Monday, January 18, 2010

The Four Greatest Mathematicians

"History of Mathematics" was my final course in the master's program. I took it because I thought it would be fun, informative, and perhaps easy. The textbook we used was not the dreadnought A History of Mathematics by Victor Katz, but the sloop Journey Through Genius by William Dunham. Both books emphasize the development of mathematics from the perspective of Western civilization, but let's quickly thank the Arabian scholars who preserved the works of the ancient Greeks from annihilation. It was those Greeks who got the ball rolling with demonstrative mathematics around the sixth century B.C. It was the Arabs in the twelveth century who translated and expounded on the Greeks, and brought their works back to Europe.

During the course I learned the top four mathematicians of all time:
  • Archimedes (287 - 212 B.C.)
  • Newton (1642 - 1727)
  • Euler (1707 -1783)
  • Gauss (1777 - 1855)
I have taken the liberty of writing a short obituary for each of these towering figures.

Archimedes was a true self-starter who liked to apply math to everyday problems. At an early age he invented a water pump called the Archimedes screw which is still in use today. He exploited the techniques of "method of exhaustion" and double "reductio ad absurdum" to prove many theorems regarding familiar two and three dimensional figures. In order to save his city Syracuse from ruination by the Romans he devised innovative war machines to repel the overwhelming army.

Newton was perhaps the greatest self-learner the world has ever known. In his early twenties he spent two years in rustic isolation during which he: discovered the generalized binomial theorem; invented differential and integral calculus; recognized the universal gravitation as the key mechanism of the solar system; and developed insights into the nature of light by refracting it through a piece of glass called a prism. Having little interest in publishing his world-shattering findings, he turned his attention to alchemy for almost 40 years, but was persuaded to publish something by Edmund Haley. The result was a physics text called Philosophiae Naturalis Principia Mathematica which is considered the greatest contribution to science ever made by one man.

Euler was the most prolific publisher of pure and applied mathematics in history. His mathematical contributions ranged over number theory, calculus of variations, graph theory, complex analysis, and differential equations. He applied math to acoustics, engineering, mechanics, astronomy, and optics. The publication of his complete works was started in 1911, and the end is not yet in sight. Originally planned for 72 volumes, the discovery of new works pushed the project to an estimated 100 volumes. In order to aid his work in number theory he memorized the first 100 prime numbers, their squares, their cubes, all the way to their sixth powers. As a child he memorized the entire Aeneid and could recite it flawlessly late in life.

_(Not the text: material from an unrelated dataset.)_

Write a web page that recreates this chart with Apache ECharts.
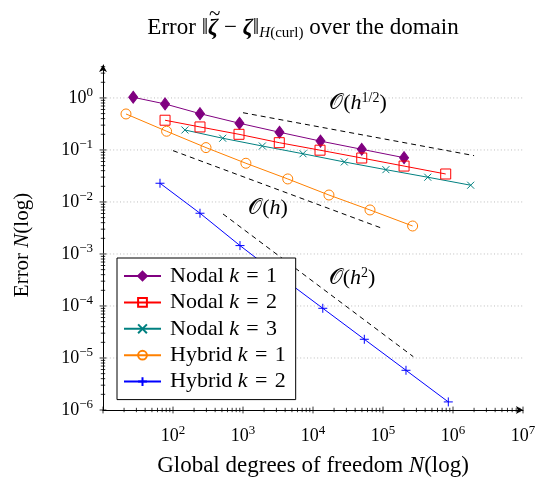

Gauss was a child prodigy who at the age of 17 invented a technique for inscribing a regular 17 sided polygon within a circle. This was a ruler and compass construction that stunned the math world since no one since classical times thought such a construction was possible. For his Phd. thesis he proved the Fundamental Theorem of Algebra, but being a perfectionist (more about this later) he improved upon the proof three times in subsequent years. His superlative text on number theory established modular arithmetic as the fundamental tool for its study. He tired of pure mathematics and turned his skills to scientific endeavors. In order to predict the position of the asteroid Ceres, he invented the technique of least squares and error theory in general. He mapped the earth's magnetic field, and along with Weber invented an early form of the telegraph. His perfectionist nature made him reluctant to publish until every detail of proof was beyond criticism. One biographer claimed that his unpublished work would have advanced mathematics by 50 years.

The most shocking thing I learned from this course is that all of the math I learned in high school, college, and graduate school only brought me up to around the year 1900. Seems that the twentieth century and beyond is reserved for Phd. students.